Analysis

The Turkish situation to some extent abated last week

FX and bond market stable in CEE

On global markets:

The most important releases this week will be the flash estimate of inflation for the Eurozone in August and July PCE inflation for the US. Due to the slightly declining dynamics of energy prices, we expect a minor drop in headline inflation in the Eurozone to roughly 2.0% y/y from July’s 2.1% y/y. However, for the EURUSD these are, in the current environment, second-tier data, so the pair is more likely to be affected by political events.

CEE currencies:

The Turkish situation to some extent abated last week, and therefore its influence on regional markets also decreased. Among CEE currencies, the Polish zloty and the Romanian leu performed the best the last week, while the forint and the Czech koruna fell to some extent. As for the zloty, the reason for such performance could be underpinned by the fact that retail sales and construction figures came in at rather strong levels for July (which prompted from us an upside revision of the GDP forecast to 4.9% for this year), while the budget deficit is also seen as below initial plans by Polish authorities for this year. The relative weakness of the koruna and the forint could also be underpinned by US President Donald Trump’s comments that he would like to impose the 25% tariffs on cars imported from the EU that he had flagged earlier. The Czech and Hungarian economies might be viewed as vulnerable by investors in such a case, albeit research published earlier this summer by Ceska Sporitelna shows that a 10% increase in tariffs on products shipped to the United States would chop off roughly 0.2-0.3pp from annual real GDP growth in the Czech Republic. The extent (given the similar share of exports as a percent of GDP and a similar composition) would not be much different for Slovakia and Hungary. This means that such an increase in tariffs by the US, although negative, would not be unmanageable for these countries.

CEE rates and yields:

CEE10Y yields mostly remained flat or declined last week. The strongest decline was seen in Hungary, where the 10Y yield fell by roughly 10bp last week.
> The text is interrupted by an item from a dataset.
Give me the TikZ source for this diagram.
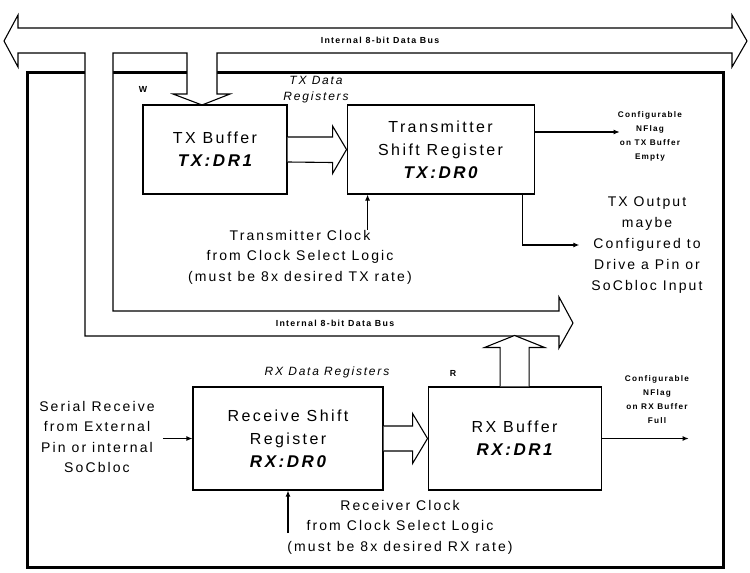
\documentclass[tikz,border=0pt]{standalone}
\usepackage{fontspec}
\setmainfont{Liberation Sans}[LetterSpace=15]
\usetikzlibrary{arrows.meta,positioning,calc}
\newcommand{\regid}[1]{{\fontsize{17}{23}\selectfont\bfseries\itshape #1}}

\begin{document}
\begin{tikzpicture}[
  x=1pt, y=-1pt,
  block/.style={rectangle, draw, line width=1.1pt, fill=white, align=center,
                inner sep=0pt, font=\fontsize{16}{23}\selectfont},
  note/.style={align=center, inner sep=0pt, font=\fontsize{14}{20.5}\selectfont},
  flagnote/.style={align=center, inner sep=0pt, font=\fontsize{8.2}{14}\selectfont\bfseries},
  buslabel/.style={inner sep=0pt, font=\fontsize{8.8}{10}\selectfont\bfseries},
  reglabel/.style={align=center, inner sep=0pt, font=\fontsize{12}{16}\selectfont\itshape},
  busline/.style={line width=1.1pt, fill=white, line join=miter},
  sigarrow/.style={-{Latex[length=6pt,width=5pt]}, line width=1.1pt}
]
  \useasboundingbox (0,0) rectangle (750,573);

  % Outer frame
  \draw[line width=3pt] (27,72) rectangle (723,567);

  % Internal data bus (top, left pipe and middle run)
  \draw[busline] (4,41) -- (18,15) -- (18,28) -- (732,28) -- (732,15) -- (747,41)
    -- (732,67) -- (732,53) -- (217,53) -- (217,94) -- (230,94) -- (202,105)
    -- (173,94) -- (187,94) -- (187,53) -- (113,53) -- (113,311) -- (559,311)
    -- (559,297) -- (573,323) -- (559,348) -- (559,336) -- (85,336) -- (85,53)
    -- (18,53) -- (18,67) -- cycle;
  \node[buslabel] (topbus) at (380,40) {Internal 8-bit Data Bus};
  \node[buslabel] (midbus) at (335,323) {Internal 8-bit Data Bus};

  % Nodes
  \node[block, minimum width=144pt, minimum height=89pt] (txbuf) at (215,149.5)
    {TX Buffer\\\regid{TX:DR1}};
  \node[block, minimum width=187pt, minimum height=89pt, right=59pt of txbuf] (txshift)
    {Transmitter\\Shift Register\\\regid{TX:DR0}};
  \node[block, minimum width=190pt, minimum height=103pt] (rxshift) at (288,438.5)
    {Receive Shift\\Register\\\regid{RX:DR0}};
  \node[block, minimum width=173pt, minimum height=103pt, right=44pt of rxshift] (rxbuf)
    {RX Buffer\\\regid{RX:DR1}};

  \node[reglabel] (txregs) at (316,90) {TX Data\\Registers};
  \node[reglabel] (rxregs) at (327,372) {RX Data Registers};
  \node[buslabel] (wlbl) at (143,89) {W};
  \node[buslabel] (rlbl) at (453,373) {R};

  \node[flagnote] (txflag) at (650,136.5) {Configurable\\NFlag\\on TX Buffer\\Empty};
  \node[flagnote] (rxflag) at (657,399.5) {Configurable\\NFlag\\on RX Buffer\\Full};
  \node[note, font=\fontsize{14}{21}\selectfont] (txout) at (647,245)
    {TX Output\\maybe\\Configured to\\Drive a Pin or\\SoCbloc Input};
  \node[note] (txclk) at (300,257)
    {Transmitter Clock\\from Clock Select Logic\\(must be 8x desired TX rate)};
  \node[note] (rxclk) at (400,527)
    {Receiver Clock\\from Clock Select Logic\\(must be 8x desired RX rate)};
  \node[note] (serial) at (97,437)
    {Serial Receive\\from External\\Pin or internal\\SoCbloc};

  % Wide data arrows
  \draw[busline] ($(txbuf.east)+(0,-12.5)$) -- ++(45,0) -- ++(0,-11) -- (txshift.west)
    -- ($(txbuf.east)+(45,24)$) -- ++(0,-11) -- ($(txbuf.east)+(0,12.5)$);
  \draw[busline] ($(rxshift.east)+(0,-12.5)$) -- ++(29,0) -- ++(0,-12.5) -- (rxbuf.west)
    -- ($(rxshift.east)+(29,25)$) -- ++(0,-12.5) -- ($(rxshift.east)+(0,12.5)$);
  \draw[busline] ($(rxbuf.north)+(-14.5,0)$) -- ++(0,-39) -- ++(-15.5,0)
    -- ($(rxbuf.north)+(0,-51)$) -- ($(rxbuf.north)+(30,-39)$) -- ++(-15.5,0)
    -- ($(rxbuf.north)+(14.5,0)$);

  % Signal arrows
  \coordinate (txflagpt) at ($(txshift.east)+(85,-17.5)$);
  \coordinate (rxflagpt) at ($(rxbuf.east)+(87,0)$);
  \coordinate (txclkin) at ($(txshift.south west)+(21,0)$);
  \draw[sigarrow] (txshift.east |- txflagpt) -- (txflagpt);
  \draw[sigarrow] ($(txshift.south east)+(-12,0)$) |- ([xshift=-12pt]txout.west);
  \draw[sigarrow] (txclkin |- txclk.north) -- (txclkin);
  \draw[sigarrow] ($(rxshift.south |- rxclk.west)+(0,6)$) -- (rxshift.south);
  \draw[sigarrow] ([xshift=8pt]serial.east |- rxshift.west) -- (rxshift.west);
  \draw[sigarrow] (rxbuf.east) -- (rxflagpt);
\end{tikzpicture}
\end{document}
The Hungarian central bank delivered no surprises at its monetary meeting last week, keeping rates unchanged and reiterating that they see loose monetary conditions as required in order for inflation to reach the 3% goal in a sustainable manner. After some increase in previous weeks, shortterm rates also started to somewhat decline in Hungary. In contrast, in the Czech Republic, short-term rates continued to increase last week. As the Czech koruna remains relatively weak, it is becoming increasingly likely that another hike will come at around the end of September. The CNB seems to be looking at koruna development very closely and, therefore, if the koruna does not show appreciation later this year, then an additional hike by the end of the year would also not be surprising. The 3X6 FRA increased to above 1.8% last week, while the policy (repo) rate is at 1.25% at the moment.